-- Begin GIVEN INFORMATION --

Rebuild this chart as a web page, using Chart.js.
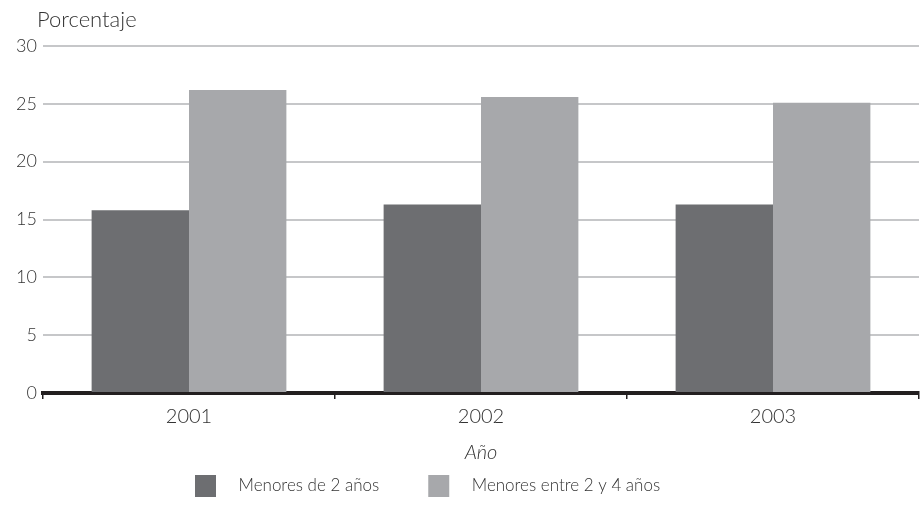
<!DOCTYPE html>
<html>
<head>
<meta charset="utf-8">
<script src="https://cdn.jsdelivr.net/npm/chart.js@4"></script>
<style>
  html, body { margin: 0; padding: 0; background: #fff; }
  #wrap { width: 922px; height: 506px; position: relative; }
</style>
</head>
<body>
<div id="wrap"><canvas id="chart"></canvas></div>
<script>
const years = ["2001", "2002", "2003"];
const seriesNames = ["Menores de 2 años", "Menores entre 2 y 4 años"];
const under2 = [15.8, 16.3, 16.3];
const from2to4 = [26.2, 25.6, 25.1];
const yTicks = [0, 5, 10, 15, 20, 25, 30];

const darkGray = "#6d6e71";
const lightGray = "#a7a8ab";
const textColor = "#333333";
const fontFamily = "Lato, 'Liberation Sans', sans-serif";

// legend swatch: transparent canvas with the coloured square on its right side
const BOX_W = 74;
function swatch(color) {
  const c = document.createElement("canvas");
  c.width = BOX_W;
  c.height = 22;
  const g = c.getContext("2d");
  g.fillStyle = color;
  g.fillRect(BOX_W - 35, 0, 21, 22);
  return c;
}
const swatches = [swatch(darkGray), swatch(lightGray)];

// y axis caption above the plot
const captionPlugin = {
  id: "caption",
  afterDraw(chart) {
    const ctx = chart.ctx;
    ctx.save();
    ctx.font = "300 22px " + fontFamily;
    ctx.fillStyle = textColor;
    ctx.textAlign = "left";
    ctx.textBaseline = "alphabetic";
    ctx.fillText("Porcentaje", 37, 27);
    ctx.restore();
  },
};

// put the legend where the original has it
const legendShift = {
  id: "legendShift",
  afterLayout(chart) {
    const lg = chart.legend;
    const p = lg.options.labels.padding;
    const want = 156;
    const d = (2 * want - p + lg.lineWidths[0] - lg.left - lg.right) / 2;
    lg.left += d;
    lg.right += d;
  },
};

new Chart(document.getElementById("chart"), {
  type: "bar",
  data: {
    labels: years,
    datasets: [
      { label: seriesNames[0], data: under2, backgroundColor: darkGray },
      { label: seriesNames[1], data: from2to4, backgroundColor: lightGray },
    ],
  },
  options: {
    responsive: true,
    maintainAspectRatio: false,
    animation: false,
    layout: { padding: { top: 46, right: 3, left: 0, bottom: 2 } },
    datasets: { bar: { barPercentage: 1, categoryPercentage: 0.667 } },
    plugins: {
      tooltip: { enabled: false },
      legend: {
        position: "bottom",
        labels: {
          font: { family: fontFamily, size: 17, weight: "300" },
          color: textColor,
          padding: 10,
          usePointStyle: true,
          pointStyleWidth: BOX_W,
          generateLabels(chart) {
            return Chart.defaults.plugins.legend.labels
              .generateLabels(chart)
              .map((item, i) => ({ ...item, pointStyle: swatches[i] }));
          },
        },
      },
    },
    scales: {
      x: {
        grid: {
          offset: true,
          drawOnChartArea: false,
          drawTicks: true,
          tickLength: 6,
          tickColor: "#231f20",
          lineWidth: 1.5,
        },
        border: { display: true, color: "#231f20", width: 4 },
        ticks: {
          font: { family: fontFamily, size: 20, weight: "300" },
          color: textColor,
          padding: 6,
        },
        title: {
          display: true,
          text: "Año",
          font: { family: fontFamily, size: 20, style: "italic", weight: "300" },
          color: textColor,
          padding: { top: 6, bottom: 2 },
        },
      },
      y: {
        min: 0,
        max: 30,
        afterFit(scale) { scale.width = 43; },
        afterBuildTicks(scale) { scale.ticks = yTicks.map((v) => ({ value: v })); },
        grid: { color: "#c6c7c9", lineWidth: 2, drawTicks: false },
        border: { display: false },
        ticks: {
          font: { family: fontFamily, size: 18, weight: "300" },
          color: textColor,
          padding: 6,
        },
      },
    },
  },
  plugins: [captionPlugin, legendShift],
});
</script>
</body>
</html>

-- End GIVEN INFORMATION --

* [OBJECTIVE]: All of the lines above should be printed exactly, minus the pictures.

* [RESPONSE BELOW]:
Rebuild this chart as a web page, using Chart.js.
<!DOCTYPE html>
<html>
<head>
<meta charset="utf-8">
<script src="https://cdn.jsdelivr.net/npm/chart.js@4"></script>
<style>
  html, body { margin: 0; padding: 0; background: #fff; }
  #wrap { width: 922px; height: 506px; position: relative; }
</style>
</head>
<body>
<div id="wrap"><canvas id="chart"></canvas></div>
<script>
const years = ["2001", "2002", "2003"];
const seriesNames = ["Menores de 2 años", "Menores entre 2 y 4 años"];
const under2 = [15.8, 16.3, 16.3];
const from2to4 = [26.2, 25.6, 25.1];
const yTicks = [0, 5, 10, 15, 20, 25, 30];

const darkGray = "#6d6e71";
const lightGray = "#a7a8ab";
const textColor = "#333333";
const fontFamily = "Lato, 'Liberation Sans', sans-serif";

// legend swatch: transparent canvas with the coloured square on its right side
const BOX_W = 74;
function swatch(color) {
  const c = document.createElement("canvas");
  c.width = BOX_W;
  c.height = 22;
  const g = c.getContext("2d");
  g.fillStyle = color;
  g.fillRect(BOX_W - 35, 0, 21, 22);
  return c;
}
const swatches = [swatch(darkGray), swatch(lightGray)];

// y axis caption above the plot
const captionPlugin = {
  id: "caption",
  afterDraw(chart) {
    const ctx = chart.ctx;
    ctx.save();
    ctx.font = "300 22px " + fontFamily;
    ctx.fillStyle = textColor;
    ctx.textAlign = "left";
    ctx.textBaseline = "alphabetic";
    ctx.fillText("Porcentaje", 37, 27);
    ctx.restore();
  },
};

// put the legend where the original has it
const legendShift = {
  id: "legendShift",
  afterLayout(chart) {
    const lg = chart.legend;
    const p = lg.options.labels.padding;
    const want = 156;
    const d = (2 * want - p + lg.lineWidths[0] - lg.left - lg.right) / 2;
    lg.left += d;
    lg.right += d;
  },
};

new Chart(document.getElementById("chart"), {
  type: "bar",
  data: {
    labels: years,
    datasets: [
      { label: seriesNames[0], data: under2, backgroundColor: darkGray },
      { label: seriesNames[1], data: from2to4, backgroundColor: lightGray },
    ],
  },
  options: {
    responsive: true,
    maintainAspectRatio: false,
    animation: false,
    layout: { padding: { top: 46, right: 3, left: 0, bottom: 2 } },
    datasets: { bar: { barPercentage: 1, categoryPercentage: 0.667 } },
    plugins: {
      tooltip: { enabled: false },
      legend: {
        position: "bottom",
        labels: {
          font: { family: fontFamily, size: 17, weight: "300" },
          color: textColor,
          padding: 10,
          usePointStyle: true,
          pointStyleWidth: BOX_W,
          generateLabels(chart) {
            return Chart.defaults.plugins.legend.labels
              .generateLabels(chart)
              .map((item, i) => ({ ...item, pointStyle: swatches[i] }));
          },
        },
      },
    },
    scales: {
      x: {
        grid: {
          offset: true,
          drawOnChartArea: false,
          drawTicks: true,
          tickLength: 6,
          tickColor: "#231f20",
          lineWidth: 1.5,
        },
        border: { display: true, color: "#231f20", width: 4 },
        ticks: {
          font: { family: fontFamily, size: 20, weight: "300" },
          color: textColor,
          padding: 6,
        },
        title: {
          display: true,
          text: "Año",
          font: { family: fontFamily, size: 20, style: "italic", weight: "300" },
          color: textColor,
          padding: { top: 6, bottom: 2 },
        },
      },
      y: {
        min: 0,
        max: 30,
        afterFit(scale) { scale.width = 43; },
        afterBuildTicks(scale) { scale.ticks = yTicks.map((v) => ({ value: v })); },
        grid: { color: "#c6c7c9", lineWidth: 2, drawTicks: false },
        border: { display: false },
        ticks: {
          font: { family: fontFamily, size: 18, weight: "300" },
          color: textColor,
          padding: 6,
        },
      },
    },
  },
  plugins: [captionPlugin, legendShift],
});
</script>
</body>
</html>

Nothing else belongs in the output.